The cars we loved.
We live in a time when we can experience the past and present with startling clarity and fidelity. The films of childhood that seemed small and fuzzy then, are today sharp digital restorations re-issued to DVD and Blu-Ray. The past never looked so good.
It’s long been my assumption that people old enough to have owned an original Mustang or Camaro when it was new in the 70s might have seen the car through rose colored lenses in retrospect. In reality, many powerful muscle cars hated sitting in traffic and were not always comfortable and certainly were not Zen cabins of serenity on long trips, but they were fun.
But what if you could have the best of the muscle car era in a modern package? That seems to be the premise behind the restoration or re-creation of muscle car lore. The Big Three have created new Mustangs, Chargers and Camaros that are arguably better than they were at their pre- digital historic peaks. A few small car builders have gone a step further and tried to capture the era in other ways, complete with retro styling cues in a package that somehow looks familiar, yet new.
Companies like Year One or Restore A Muscle Car have used familiar cars and re-engineered them giving them modern mechanicals on a classic body shell. Equus is a small Rochester Hills, Michigan based company that has an altogether different approach on the modern muscle car. The unfortunate name suggests Hyundai’s flagship car or worse a line of fishing poles. Despite the name aside, a truly interesting car emerges that rivals any Eleanor Mustang re-creation.

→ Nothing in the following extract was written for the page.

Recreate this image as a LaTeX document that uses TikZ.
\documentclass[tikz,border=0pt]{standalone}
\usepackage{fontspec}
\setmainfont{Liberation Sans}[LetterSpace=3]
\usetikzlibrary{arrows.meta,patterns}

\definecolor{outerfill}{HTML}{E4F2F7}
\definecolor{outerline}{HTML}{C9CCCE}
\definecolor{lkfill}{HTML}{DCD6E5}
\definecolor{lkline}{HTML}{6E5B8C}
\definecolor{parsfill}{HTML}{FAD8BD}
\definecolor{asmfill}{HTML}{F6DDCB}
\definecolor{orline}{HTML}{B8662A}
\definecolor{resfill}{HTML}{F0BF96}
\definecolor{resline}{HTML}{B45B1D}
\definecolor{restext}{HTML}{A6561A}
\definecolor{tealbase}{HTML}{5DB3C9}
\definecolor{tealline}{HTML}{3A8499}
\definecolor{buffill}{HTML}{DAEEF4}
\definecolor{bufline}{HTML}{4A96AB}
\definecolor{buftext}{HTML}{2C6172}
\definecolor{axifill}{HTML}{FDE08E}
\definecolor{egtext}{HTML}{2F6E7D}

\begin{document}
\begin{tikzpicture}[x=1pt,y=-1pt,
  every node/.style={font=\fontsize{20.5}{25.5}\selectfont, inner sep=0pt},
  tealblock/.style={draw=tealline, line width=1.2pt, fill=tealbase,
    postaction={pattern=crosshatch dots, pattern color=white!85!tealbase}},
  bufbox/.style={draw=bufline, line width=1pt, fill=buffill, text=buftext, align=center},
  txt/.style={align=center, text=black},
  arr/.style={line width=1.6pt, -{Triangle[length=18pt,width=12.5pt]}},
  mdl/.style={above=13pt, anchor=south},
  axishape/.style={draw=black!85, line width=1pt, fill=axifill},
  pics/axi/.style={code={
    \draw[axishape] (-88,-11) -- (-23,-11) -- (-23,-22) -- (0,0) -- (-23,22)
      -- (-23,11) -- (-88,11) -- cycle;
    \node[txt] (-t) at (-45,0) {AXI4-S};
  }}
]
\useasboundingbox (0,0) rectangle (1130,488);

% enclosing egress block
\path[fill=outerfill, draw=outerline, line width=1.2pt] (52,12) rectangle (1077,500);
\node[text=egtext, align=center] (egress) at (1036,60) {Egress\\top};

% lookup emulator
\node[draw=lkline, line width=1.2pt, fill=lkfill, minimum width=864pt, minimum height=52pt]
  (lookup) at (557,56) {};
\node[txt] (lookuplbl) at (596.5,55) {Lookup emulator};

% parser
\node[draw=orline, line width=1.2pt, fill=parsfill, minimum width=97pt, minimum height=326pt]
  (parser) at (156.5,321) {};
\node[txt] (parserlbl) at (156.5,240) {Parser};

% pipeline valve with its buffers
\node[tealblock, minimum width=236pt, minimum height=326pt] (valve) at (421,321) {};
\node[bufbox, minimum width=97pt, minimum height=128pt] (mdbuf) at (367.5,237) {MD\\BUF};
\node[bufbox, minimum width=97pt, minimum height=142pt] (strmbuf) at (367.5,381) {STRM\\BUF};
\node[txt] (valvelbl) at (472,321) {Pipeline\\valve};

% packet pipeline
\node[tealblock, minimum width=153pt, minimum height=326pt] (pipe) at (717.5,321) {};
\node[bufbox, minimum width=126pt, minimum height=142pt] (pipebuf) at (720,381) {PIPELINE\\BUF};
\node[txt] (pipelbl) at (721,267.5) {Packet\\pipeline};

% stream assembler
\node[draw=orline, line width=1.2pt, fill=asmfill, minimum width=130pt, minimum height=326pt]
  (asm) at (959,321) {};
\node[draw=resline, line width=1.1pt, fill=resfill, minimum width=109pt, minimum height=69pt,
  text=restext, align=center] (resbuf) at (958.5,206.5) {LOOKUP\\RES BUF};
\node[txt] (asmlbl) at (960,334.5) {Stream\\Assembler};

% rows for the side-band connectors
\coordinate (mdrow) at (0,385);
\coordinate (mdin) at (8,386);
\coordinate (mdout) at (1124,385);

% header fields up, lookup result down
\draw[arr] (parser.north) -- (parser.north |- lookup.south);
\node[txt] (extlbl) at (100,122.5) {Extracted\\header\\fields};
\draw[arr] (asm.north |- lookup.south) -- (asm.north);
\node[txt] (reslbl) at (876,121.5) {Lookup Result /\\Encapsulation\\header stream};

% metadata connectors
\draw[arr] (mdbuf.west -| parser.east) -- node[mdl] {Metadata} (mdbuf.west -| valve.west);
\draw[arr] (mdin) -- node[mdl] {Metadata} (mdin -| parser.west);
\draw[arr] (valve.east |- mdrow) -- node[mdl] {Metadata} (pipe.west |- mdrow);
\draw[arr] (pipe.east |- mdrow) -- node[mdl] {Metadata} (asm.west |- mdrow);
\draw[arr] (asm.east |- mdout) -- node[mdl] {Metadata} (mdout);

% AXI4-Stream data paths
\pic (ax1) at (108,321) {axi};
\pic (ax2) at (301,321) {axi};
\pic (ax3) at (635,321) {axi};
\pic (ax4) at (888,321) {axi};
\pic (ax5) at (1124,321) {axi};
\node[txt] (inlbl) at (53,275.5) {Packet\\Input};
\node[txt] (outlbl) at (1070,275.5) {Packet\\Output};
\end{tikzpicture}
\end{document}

At first glance the Bass 770 looks like a late 60s Mustang Fastback. On closer inspection, it becomes apparent that this is no crude live axel pony car, but a composite of 60s era muscle car design cues remixed in a pony car-like shell. While the rear and sides are clearly Mustang inspired, the front recalls Mopar classics like the Charger or Barracuda. Equus managed to resist the exaggerated styling cues of the Eleanor Mustang (from the remake film Gone In 60 Seconds), despite both being inspired by the design of the 1967 Fastback Mustang.
While the 770’s design inspiration comes clearly from past, underneath the fancy composite retro shell is very modern technology. It starts with an all-aluminum supercharged V8, the centerpiece of an aluminum frame. The 6.2 liter engine comes directly from the recently departed Corvette ZR1. With 640 hp, the 770 moves its 3,640 pound heft to 60 mph in the low 3 second range. The aluminum and carbon fiber lined body helps reduce flex and aids in stability should you want to approach the 770’s top speed of 200 mph.
For the moments when the road curves, a fully independent suspension helps with stability on unflattering road conditions. Moving the 6-speed dual-clutch transmission to the rear of the car improved the front to rear weight ratio, so that tail happiness of the past is better controlled. Of course with all that power wagging the tail is as simple as dropping the clutch and stepping on the gas.
In addition to being a brut, the 770 was intended to be a comfortable GT cruiser. The interior, almost lush by Mustang or Challenger standards has its share of leather surfaces with soft touch plastics and chrome accents, all tastefully executed to remind you what $253,000 can buy. The full instrumentation offers analog and digital readouts complete with a LCD screen to monitor GPS and disc based entertainments. Overall the cabin offers a hint of luxury that’s tempered with a hybrid of classic and modern ergonomics.
The 770 looks best in black, but comes in 9 other colors. In addition to exterior color choices there are 6 interior “Series” choices that determine any number of seat/interior color combinations. Very little has been published in the automotive press about the 770, despite it being available for at least a year. The car itself was over six years in the making.
For the moment the 770 is only available as a hard top coupe with a manual transmission. That could change with demand according to a Equus spokesman (most likely the addition of an optional automatic would come before any drop top). Top or topless, the 770 is attractive. Unfortunatly its way out of the price range of the average consumer. For lottery winners and loaded nostalgia lovers who won’t commit to either Chevy, Ford or MOPAR camps, the 770 offers a bit of each in a package much better than anyone could have remembered.